The year was 1925, and a local teacher in Dayton, Tennessee was accused of teaching his students about evolution. At that time, most folks held to the belief that the world was created by God in six 24-hour days, and did not want their children to be taught evolution. It was also technically illegal in the state of Tennessee to teach evolution, so the teacher was charged with a crime, and a court date was set.
The town grew crowded with visitors wanting to see the trial in person, and to see what punishment the teacher would receive. The town turned into something resembling a circus, and was dubbed “Monkey Town”. The trial was the main event of the summer; nothing else mattered. Emotions ran high, and the “mob mentality” of some caused them to talk of hurting the teacher, and giving him what he deserved. Frances Robinson, the drug-store owner’s 16-year-old daughter, was more than a little infatuated with the teacher, and dreamed of marrying him some day. She also began to consider what she believed about the origin of the world.
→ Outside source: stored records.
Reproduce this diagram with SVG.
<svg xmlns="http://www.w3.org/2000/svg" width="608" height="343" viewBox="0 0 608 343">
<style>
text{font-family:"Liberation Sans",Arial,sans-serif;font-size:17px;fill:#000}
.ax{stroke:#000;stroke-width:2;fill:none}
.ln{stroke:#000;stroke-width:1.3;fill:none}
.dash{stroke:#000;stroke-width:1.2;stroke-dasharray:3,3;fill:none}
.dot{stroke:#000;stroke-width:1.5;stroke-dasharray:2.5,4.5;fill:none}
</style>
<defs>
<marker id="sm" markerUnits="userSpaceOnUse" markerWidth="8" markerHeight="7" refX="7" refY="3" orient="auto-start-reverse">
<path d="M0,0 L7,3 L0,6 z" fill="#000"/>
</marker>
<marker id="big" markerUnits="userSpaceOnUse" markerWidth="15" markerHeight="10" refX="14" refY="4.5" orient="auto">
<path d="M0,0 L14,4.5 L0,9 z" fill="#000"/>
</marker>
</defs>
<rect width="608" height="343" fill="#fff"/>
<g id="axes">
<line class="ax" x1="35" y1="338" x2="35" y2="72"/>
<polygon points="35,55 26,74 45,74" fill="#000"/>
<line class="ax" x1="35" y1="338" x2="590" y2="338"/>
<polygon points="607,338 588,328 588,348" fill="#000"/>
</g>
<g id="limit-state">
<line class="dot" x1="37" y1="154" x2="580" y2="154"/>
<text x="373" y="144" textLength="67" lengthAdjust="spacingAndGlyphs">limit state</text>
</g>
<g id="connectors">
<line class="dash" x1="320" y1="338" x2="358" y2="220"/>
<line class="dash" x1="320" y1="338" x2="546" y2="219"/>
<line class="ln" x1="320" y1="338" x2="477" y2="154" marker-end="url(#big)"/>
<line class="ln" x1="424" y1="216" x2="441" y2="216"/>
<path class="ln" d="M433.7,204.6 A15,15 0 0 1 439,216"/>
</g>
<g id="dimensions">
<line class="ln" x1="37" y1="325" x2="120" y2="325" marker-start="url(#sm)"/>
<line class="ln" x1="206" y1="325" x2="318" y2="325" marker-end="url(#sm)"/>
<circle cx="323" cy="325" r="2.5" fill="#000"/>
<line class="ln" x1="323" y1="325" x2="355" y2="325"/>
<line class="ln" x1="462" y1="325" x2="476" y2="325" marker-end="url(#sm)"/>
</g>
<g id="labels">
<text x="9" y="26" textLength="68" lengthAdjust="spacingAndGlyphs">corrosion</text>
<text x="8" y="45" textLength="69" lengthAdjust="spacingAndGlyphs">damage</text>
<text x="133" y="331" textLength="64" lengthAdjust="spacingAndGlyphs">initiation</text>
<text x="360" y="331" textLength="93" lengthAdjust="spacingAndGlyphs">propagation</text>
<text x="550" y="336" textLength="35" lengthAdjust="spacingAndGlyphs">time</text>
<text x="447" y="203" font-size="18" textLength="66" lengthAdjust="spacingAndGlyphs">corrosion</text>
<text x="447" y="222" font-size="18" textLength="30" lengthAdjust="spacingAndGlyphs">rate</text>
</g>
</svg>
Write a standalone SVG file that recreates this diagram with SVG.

The trial and the main people involved in the trial are real, although exact conversation and scenes around town were added to make it more story-like. The character of Frances is fictional, although she was based loosely on the recollections of an elderly woman who told the author what it was like to live in the town of Dayton while the trial was going on.
Frances is like everyone who reaches the age when they cross from childhood into adulthood. She is very loyal to her family and community, and wants to stand in unity with them. But she is also beginning to listen to opposing viewpoints, and has to form her own beliefs about the existence of God and the beginning of the world. She also has to decide whether it’s more important to agree with everyone around her, or think for herself. This book can be enjoyed by almost any age, from middle-school students to seniors.